Scholarly interest in minority politics, therefore, is both ample and understandable. It is, therefore, puzzling that all of this attention has failed to produce a compelling answer to what is perhaps the most fundamental question about minority political behavior; why minority leaders embrace such different political agendas. Some, of course, take the radical step of demanding either states of their own or, less commonly, merger with a neighboring state. However, more common are two other options: accepting the status quo or seeking changes, such as greater cultural and political autonomy for their communities and/or expanded representation of their group in central-level political institutions.

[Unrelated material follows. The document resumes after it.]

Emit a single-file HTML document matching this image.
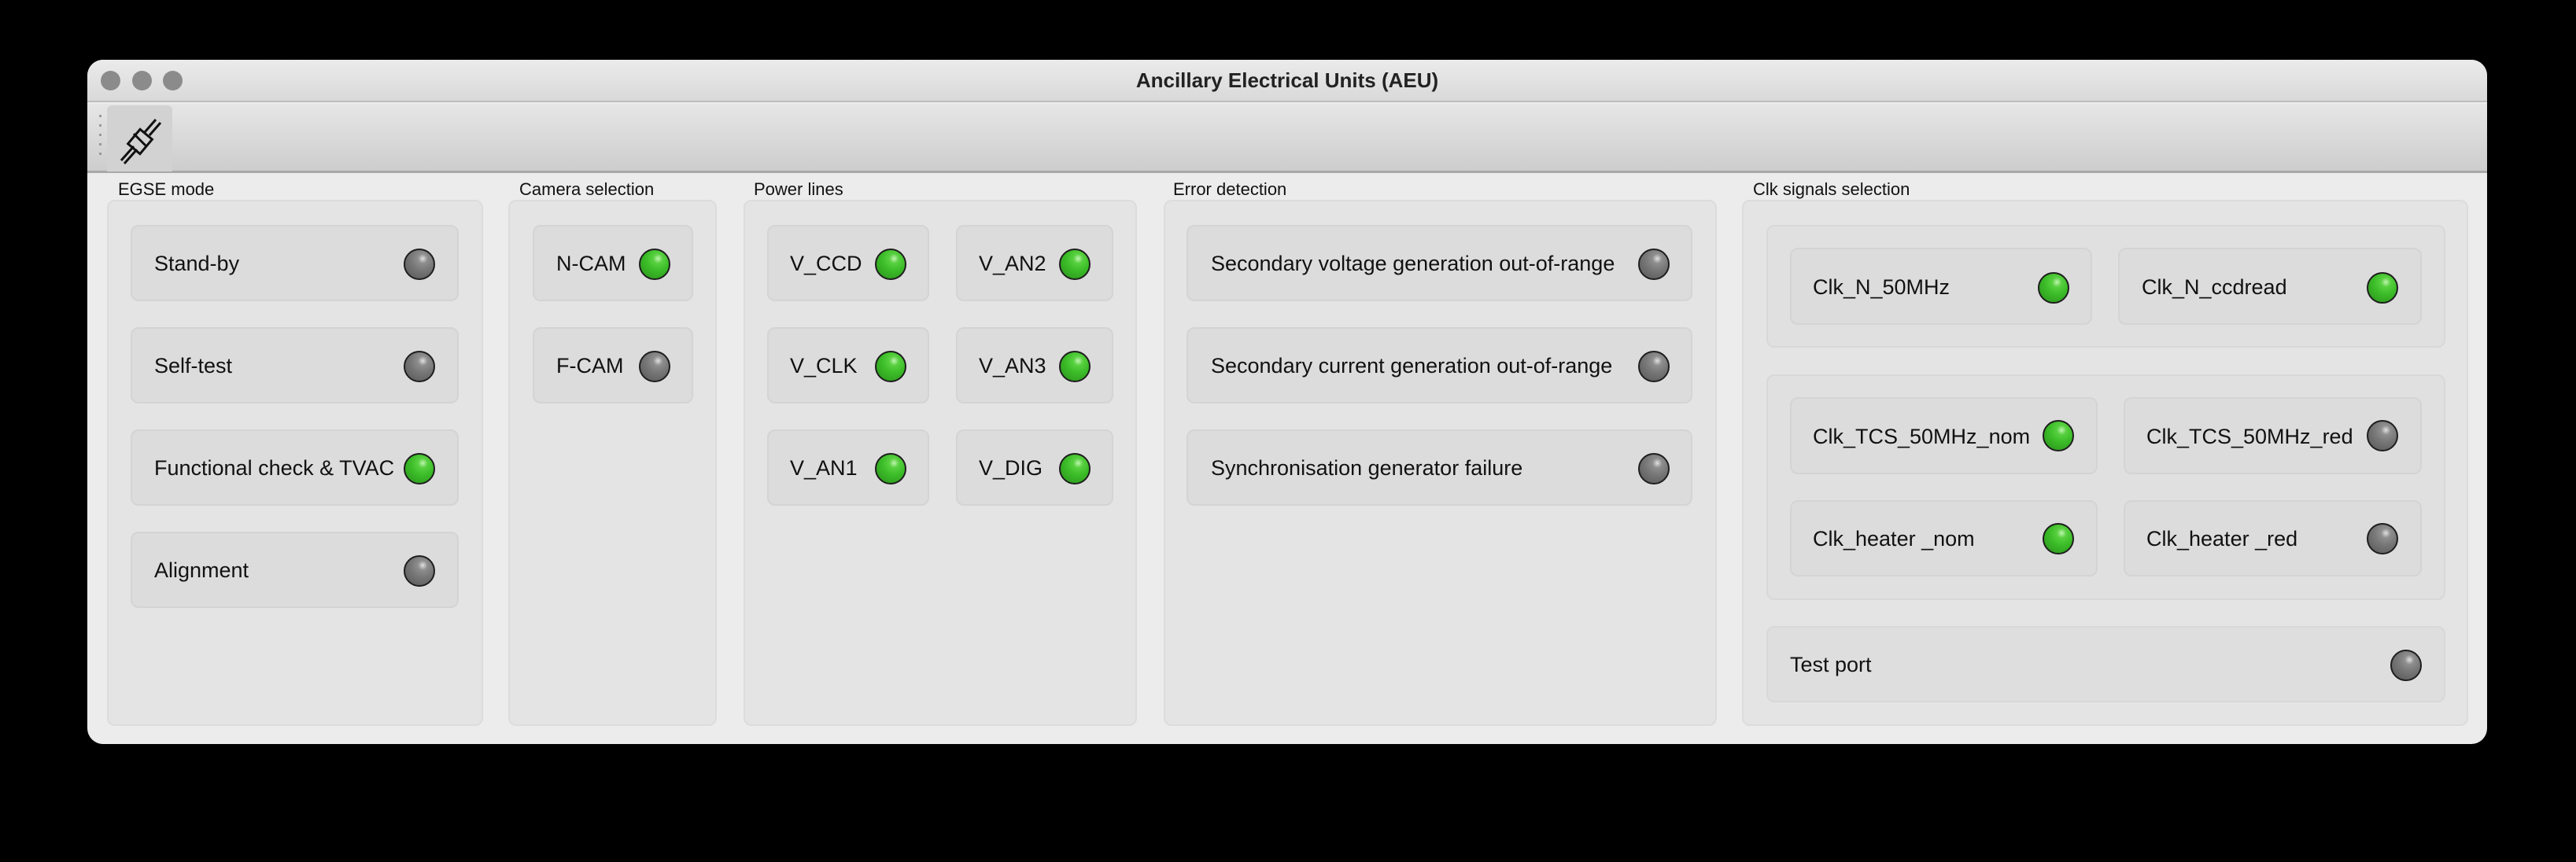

Minority-state interactions, in short, vary—across country, within country, and over time. The purpose of this article is to explore the reasons behind such variations. It does so by comparing bargaining between central leaders and leaders of minority communities from 1989 to 2003 in three postcommunist states: Georgia (and the regions of Abkhazia, Adjaria, and southern Ossetia), Russia (and the regions of Chechnya, Dagestan, and Tatarstan) and Serbia-Montenegro (and the subunits of Kosovo, Montenegro, and Vojvodina).

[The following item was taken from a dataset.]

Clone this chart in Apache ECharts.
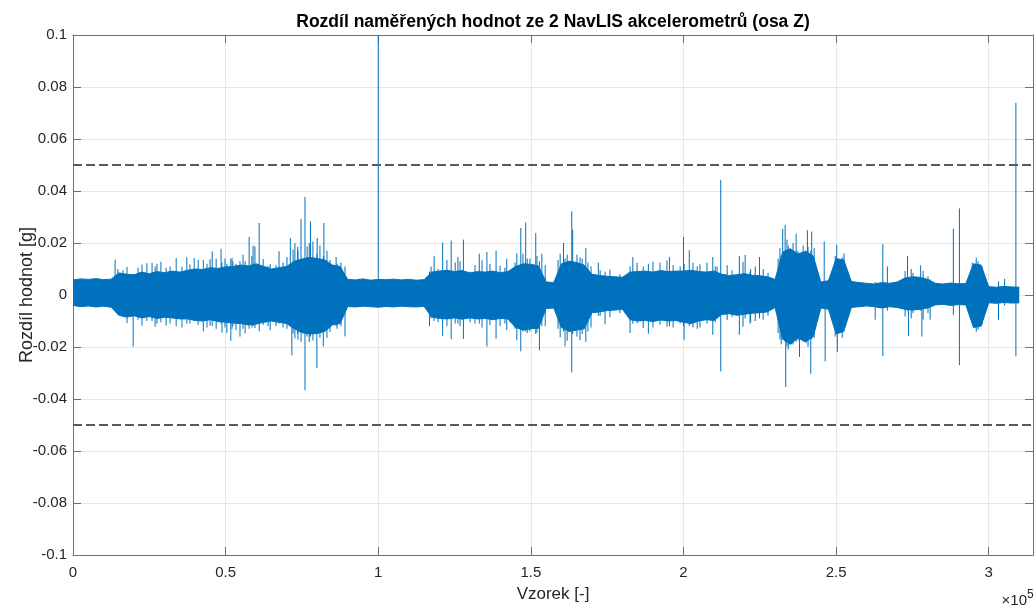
<!DOCTYPE html>
<html lang="cs">
<head>
    <meta charset="UTF-8">
    <title>Rozdíl akcelerometrů</title>
    <script src="https://cdn.jsdelivr.net/npm/echarts@6/dist/echarts.min.js"></script>
    <style>
        *{
            margin: 0;
            padding: 0;
        }
        body,html{
            width: 100%;
            height: 100%;
            overflow: hidden;
            background: #fff;
        }
        .box{
            width: 1035px;
            height: 605px;
        }
    </style>
</head>
<body>
<div class="box"></div>
<script>
    // envelope of the signal, one value every 2500 samples
    let step = 2500;
    let upper = [
        0.0058,0.0062,0.0060,0.0063,0.0059,0.0061,
        0.0085,0.0080,0.0078,0.0088,0.0082,0.0090,0.0086,0.0092,0.0088,
        0.0095,0.0100,0.0098,0.0105,0.0102,0.0108,0.0110,
        0.0115,0.0112,0.0120,0.0110,
        0.0100,0.0105,0.0110,
        0.0130,0.0138,0.0145,0.0140,0.0135,
        0.0115,0.0110,
        0.0060,0.0058,0.0062,0.0057,0.0060,0.0059,0.0061,0.0058,0.0060,0.0057,0.0059,
        0.0088,0.0092,0.0095,0.0090,0.0094,
        0.0085,0.0090,0.0088,0.0092,0.0086,0.0090,
        0.0110,0.0120,0.0118,0.0112,
        0.0050,0.0048,
        0.0120,0.0130,0.0125,0.0115,
        0.0080,0.0075,0.0072,0.0070,0.0068,
        0.0088,0.0090,0.0092,0.0088,0.0094,0.0090,0.0092,
        0.0092,0.0095,0.0090,0.0088,0.0092,
        0.0080,0.0075,0.0078,0.0082,0.0076,0.0074,0.0070,
        0.0060,
        0.0165,0.0178,0.0158,0.0168,0.0150,
        0.0050,0.0055,
        0.0140,0.0135,
        0.0052,0.0048,0.0045,0.0042,
        0.0048,0.0045,0.0050,
        0.0065,0.0070,0.0068,0.0060,
        0.0045,0.0042,0.0046,0.0043,0.0044,
        0.0120,0.0115,
        0.0032,0.0030,0.0033,0.0031,0.0030
    ];
    let lower = [
        -0.0040,-0.0045,-0.0042,-0.0046,-0.0043,-0.0047,
        -0.0078,-0.0085,-0.0080,-0.0088,-0.0083,-0.0090,-0.0086,-0.0088,-0.0092,
        -0.0092,-0.0098,-0.0100,-0.0095,-0.0102,-0.0105,-0.0108,
        -0.0110,-0.0115,-0.0112,-0.0105,
        -0.0100,-0.0105,-0.0110,
        -0.0130,-0.0145,-0.0150,-0.0148,-0.0140,
        -0.0115,-0.0110,
        -0.0044,-0.0046,-0.0043,-0.0045,-0.0047,-0.0044,-0.0046,-0.0043,-0.0045,-0.0046,-0.0044,
        -0.0085,-0.0090,-0.0092,-0.0088,-0.0093,
        -0.0088,-0.0092,-0.0090,-0.0095,-0.0090,-0.0092,
        -0.0125,-0.0135,-0.0130,-0.0128,
        -0.0052,-0.0050,
        -0.0125,-0.0140,-0.0135,-0.0130,
        -0.0068,-0.0065,-0.0060,-0.0058,-0.0055,
        -0.0095,-0.0100,-0.0098,-0.0102,-0.0096,-0.0100,-0.0098,
        -0.0105,-0.0110,-0.0100,-0.0095,-0.0098,
        -0.0075,-0.0072,-0.0078,-0.0074,-0.0070,-0.0068,-0.0065,
        -0.0048,
        -0.0170,-0.0190,-0.0165,-0.0180,-0.0160,
        -0.0050,-0.0055,
        -0.0150,-0.0140,
        -0.0048,-0.0045,-0.0042,-0.0045,
        -0.0050,-0.0045,-0.0048,
        -0.0055,-0.0058,-0.0055,-0.0050,
        -0.0038,-0.0036,-0.0040,-0.0037,-0.0038,
        -0.0125,-0.0120,
        -0.0030,-0.0032,-0.0029,-0.0031,-0.0030
    ];

    // single spikes sticking out of the band (sample, max, min)
    let spikeX = [
        13800,19700,25900,27500,33800,37300,39700,42700,45600,48500,50400,51700,
        54700,57700,59000,61000,64600,67500,71200,71700,73600,74700,76000,77400,
        77800,79900,80000,82000,82200,86200,89100,100000,
        116800,118300,121100,123900,126100,127900,133100,135600,138600,142100,
        145400,146700,148300,151600,152800,153600,
        160700,161200,163400,163700,166100,168000,172100,174300,182500,183400,
        188500,195400,200000,200200,201900,204500,
        209600,212200,218300,220200,221800,224900,232000,232500,233300,233500,
        236900,238000,240200,240600,241700,242000,246100,246400,250200,250400,252600,
        262800,265300,266800,273400,273700,274600,277700,278100,280800,
        288400,290400,295900,303200,305200,308900
    ];
    let spikeTop = [
        0.0136,0.0080,0.0124,0.0120,0.0142,0.0145,0.0142,0.0135,0.0168,0.0178,0.0120,0.0140,
        0.0130,0.0223,0.0190,0.0277,0.0120,0.0168,0.0219,0.0120,0.0185,0.0292,0.0377,0.0200,
        0.0283,0.0160,0.0219,0.0150,0.0277,0.0146,0.0110,0.1000,
        0.0090,0.0149,0.0202,0.0209,0.0146,0.0213,0.0159,0.0165,0.0170,0.0140,
        0.0160,0.0258,0.0279,0.0238,0.0130,0.0159,
        0.0200,0.0140,0.0322,0.0251,0.0145,0.0180,0.0124,0.0090,0.0110,0.0146,
        0.0120,0.0146,0.0223,0.0120,0.0172,0.0110,
        0.0146,0.0443,0.0150,0.0154,0.0090,0.0146,0.0150,0.0254,0.0270,0.0160,
        0.0236,0.0160,0.0170,0.0249,0.0170,0.0244,0.0206,0.0050,0.0193,0.0130,0.0160,
        0.0050,0.0195,0.0110,0.0150,0.0060,0.0100,0.0114,0.0060,0.0060,
        0.0255,0.0333,0.0143,0.0053,0.0062,0.0739
    ];
    let spikeBottom = [
        -0.0050,-0.0198,-0.0100,-0.0110,-0.0120,-0.0110,-0.0100,-0.0140,-0.0120,-0.0110,-0.0146,-0.0176,
        -0.0160,-0.0130,-0.0120,-0.0140,-0.0135,-0.0110,-0.0120,-0.0232,-0.0150,-0.0180,-0.0367,-0.0180,
        -0.0160,-0.0281,-0.0150,-0.0198,-0.0140,-0.0120,-0.0159,-0.0030,
        -0.0120,-0.0100,-0.0157,-0.0170,-0.0110,-0.0169,-0.0110,-0.0198,-0.0168,-0.0135,
        -0.0174,-0.0217,-0.0140,-0.0150,-0.0213,-0.0120,
        -0.0140,-0.0198,-0.0298,-0.0150,-0.0174,-0.0180,-0.0080,-0.0113,-0.0146,-0.0110,
        -0.0149,-0.0120,-0.0120,-0.0172,-0.0120,-0.0130,
        -0.0153,-0.0294,-0.0153,-0.0090,-0.0110,-0.0090,-0.0190,-0.0170,-0.0180,-0.0354,
        -0.0180,-0.0238,-0.0185,-0.0170,-0.0303,-0.0170,-0.0050,-0.0255,-0.0130,-0.0220,-0.0120,
        -0.0095,-0.0235,-0.0060,-0.0060,-0.0157,-0.0090,-0.0060,-0.0160,-0.0095,
        -0.0076,-0.0270,-0.0141,-0.0095,-0.0040,-0.0236
    ];

    // ragged fringe of the band in the busy parts (sample, max, min)
    let fringeX = [
        14700,16400,17700,21300,22600,24200,26900,28800,30500,31800,35700,38300,
        41000,43900,44900,46900,48800,49800,52100,
        52400,53400,55700,56400,58600,59600,62300,63900,66500,68800,70100,72100,
        72700,73700,76700,78600,80900,83200,84200,86500,87800,
        117300,119600,122500,125200,126800,130100,131700,134000,136600,139900,141500,143200,
        144800,147400,148800,149700,152000,154700,
        158900,159600,161900,165100,166800,168700,169700,
        172700,175900,179200,
        184800,186800,190000,192300,194600,196600,198900,203100,205400,207700,210400,
        211000,214300,215900,219500,222000,223500,226100,227700,
        231000,231600,233900,234300,234900,235900,237500,239200,240800,242800,
        249700,252000,
        272600,275200,278500,280100,294600,296500,297800
    ];
    let fringeTop = [
        0.0100,0.0095,0.0108,0.0105,0.0117,0.0122,0.0110,0.0128,0.0105,0.0110,0.0108,0.0118,
        0.0135,0.0120,0.0138,0.0140,0.0125,0.0140,0.0142,
        0.0129,0.0120,0.0155,0.0130,0.0150,0.0187,0.0138,0.0112,0.0115,0.0125,0.0146,0.0175,
        0.0199,0.0170,0.0187,0.0206,0.0190,0.0170,0.0135,0.0120,0.0125,
        0.0109,0.0100,0.0134,0.0125,0.0130,0.0090,0.0115,0.0134,0.0120,0.0112,0.0105,0.0095,
        0.0125,0.0159,0.0140,0.0140,0.0150,0.0115,
        0.0135,0.0159,0.0155,0.0155,0.0140,0.0125,0.0110,
        0.0095,0.0098,0.0080,
        0.0124,0.0110,0.0128,0.0124,0.0133,0.0115,0.0110,0.0124,0.0118,0.0124,0.0110,
        0.0110,0.0115,0.0095,0.0128,0.0100,0.0110,0.0100,0.0085,
        0.0140,0.0180,0.0213,0.0190,0.0175,0.0200,0.0170,0.0190,0.0185,0.0180,
        0.0150,0.0145,
        0.0092,0.0085,0.0092,0.0072,0.0124,0.0130,0.0110
    ];
    let fringeBottom = [
        -0.0075,-0.0085,-0.0108,-0.0095,-0.0118,-0.0100,-0.0122,-0.0105,-0.0118,-0.0110,-0.0125,-0.0110,
        -0.0115,-0.0125,-0.0118,-0.0130,-0.0145,-0.0125,-0.0130,
        -0.0120,-0.0135,-0.0130,-0.0148,-0.0125,-0.0127,-0.0115,-0.0120,-0.0120,-0.0125,-0.0130,-0.0148,
        -0.0167,-0.0172,-0.0160,-0.0175,-0.0165,-0.0165,-0.0142,-0.0130,-0.0120,
        -0.0090,-0.0105,-0.0120,-0.0110,-0.0120,-0.0105,-0.0110,-0.0125,-0.0115,-0.0120,-0.0110,-0.0105,
        -0.0130,-0.0140,-0.0146,-0.0140,-0.0145,-0.0120,
        -0.0130,-0.0163,-0.0176,-0.0160,-0.0150,-0.0140,-0.0125,
        -0.0080,-0.0085,-0.0070,
        -0.0109,-0.0127,-0.0125,-0.0115,-0.0122,-0.0125,-0.0110,-0.0125,-0.0125,-0.0110,-0.0105,
        -0.0090,-0.0096,-0.0085,-0.0122,-0.0105,-0.0100,-0.0095,-0.0080,
        -0.0146,-0.0170,-0.0198,-0.0210,-0.0180,-0.0190,-0.0175,-0.0180,-0.0200,-0.0165,
        -0.0160,-0.0165,
        -0.0083,-0.0070,-0.0095,-0.0070,-0.0108,-0.0134,-0.0115
    ];

    let limits = [0.05, -0.05];
    let xTicks = [0, 50000, 100000, 150000, 200000, 250000, 300000];

    let blue = '#0072BD';
    let font = "'Liberation Sans', Arial, Helvetica, sans-serif";
    let axisColor = '#707070';

    let bandTop = upper.map((v, i) => [i * step, v]);
    let bandBottom = lower.map((v, i) => [i * step, v]);
    let spikes = [];
    spikeX.forEach((x, i) => {
        spikes.push([x, spikeBottom[i]], [x, spikeTop[i]], [x, '-']);
    });
    fringeX.forEach((x, i) => {
        spikes.push([x, fringeBottom[i]], [x, fringeTop[i]], [x, '-']);
    });

    let myChart = echarts.init(document.querySelector('.box'));

    let baseX = {
        type: 'value',
        min: 0,
        max: 314500,
        interval: 50000,
        axisLine: {onZero: false, lineStyle: {color: axisColor}},
        axisTick: {inside: true, length: 8, lineStyle: {color: axisColor}},
    };
    let baseY = {
        type: 'value',
        min: -0.1,
        max: 0.1,
        interval: 0.02,
        axisLine: {onZero: false, lineStyle: {color: axisColor}},
        axisTick: {inside: true, length: 8, lineStyle: {color: axisColor}},
    };

    let option = {
        animation: false,
        backgroundColor: '#fff',
        grid: {
            left: 73,
            right: 2,
            top: 35,
            bottom: 50,
            containLabel: false,
            outerBoundsMode: 'none'
        },
        xAxis: [
            Object.assign({}, baseX, {
                position: 'bottom',
                name: 'Vzorek [-]',
                nameLocation: 'middle',
                nameGap: 31,
                nameTextStyle: {color: '#262626', fontSize: 17, fontFamily: font},
                axisLabel: {
                    color: '#262626',
                    fontSize: 15,
                    fontFamily: font,
                    margin: 10,
                    showMaxLabel: false,
                    formatter: v => xTicks.includes(v) ? String(v / 100000) : ''
                },
                splitLine: {show: true, lineStyle: {color: '#e6e6e6'}}
            }),
            Object.assign({}, baseX, {
                position: 'top',
                axisLabel: {show: false},
                splitLine: {show: false}
            })
        ],
        yAxis: [
            Object.assign({}, baseY, {
                position: 'left',
                name: 'Rozdíl hodnot [g]',
                nameLocation: 'middle',
                nameGap: 37,
                nameMoveOverlap: false,
                nameTextStyle: {color: '#262626', fontSize: 18, fontFamily: font},
                axisLabel: {
                    color: '#262626',
                    fontSize: 15,
                    fontFamily: font,
                    margin: 6,
                    formatter: v => String(+v.toFixed(2))
                },
                splitLine: {show: true, lineStyle: {color: '#e6e6e6'}}
            }),
            Object.assign({}, baseY, {
                position: 'right',
                axisLabel: {show: false},
                splitLine: {show: false}
            })
        ],
        graphic: [
            {
                type: 'text',
                x: 553,
                y: 22,
                style: {
                    text: 'Rozdíl naměřených hodnot ze 2 NavLIS akcelerometrů (osa Z)',
                    fill: '#000',
                    font: 'bold 17.5px ' + font,
                    align: 'center',
                    verticalAlign: 'middle',
                    textAlign: 'center',
                    textVerticalAlign: 'middle'
                }
            },
            {
                type: 'text',
                x: 1027,
                y: 601,
                style: {
                    text: '×10',
                    fill: '#262626',
                    font: '15px ' + font,
                    align: 'right',
                    verticalAlign: 'middle',
                    textAlign: 'right',
                    textVerticalAlign: 'middle'
                }
            },
            {
                type: 'text',
                x: 1027,
                y: 595,
                style: {
                    text: '5',
                    fill: '#262626',
                    font: '12px ' + font,
                    align: 'left',
                    verticalAlign: 'middle',
                    textAlign: 'left',
                    textVerticalAlign: 'middle'
                }
            }
        ],
        series: [
            {
                name: 'horní',
                type: 'line',
                data: bandTop,
                symbol: 'none',
                silent: true,
                lineStyle: {color: blue, width: 1},
                areaStyle: {color: blue, opacity: 1}
            },
            {
                name: 'dolní',
                type: 'line',
                data: bandBottom,
                symbol: 'none',
                silent: true,
                lineStyle: {color: blue, width: 1},
                areaStyle: {color: blue, opacity: 1}
            },
            {
                name: 'špičky',
                type: 'line',
                data: spikes,
                symbol: 'none',
                silent: true,
                connectNulls: false,
                lineStyle: {color: blue, width: 1},
                markLine: {
                    symbol: 'none',
                    silent: true,
                    label: {show: false},
                    lineStyle: {color: '#5a5a5a', width: 2, type: [9, 4]},
                    data: limits.map(v => ({yAxis: v}))
                }
            }
        ]
    };

    myChart.setOption(option);
</script>
</body>
</html>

The countries selected for this study, therefore, present a puzzle that helps us tease out some reasons why bargaining between the center and minority regions takes on different dynamics in multi-cultural state settings. The common circumstances of these states would all seem to predispose them to secessionist challenges from their subunits—which is one reason why all three feature at least one secessionist region. Secession remains, nonetheless, the exception, not the rule.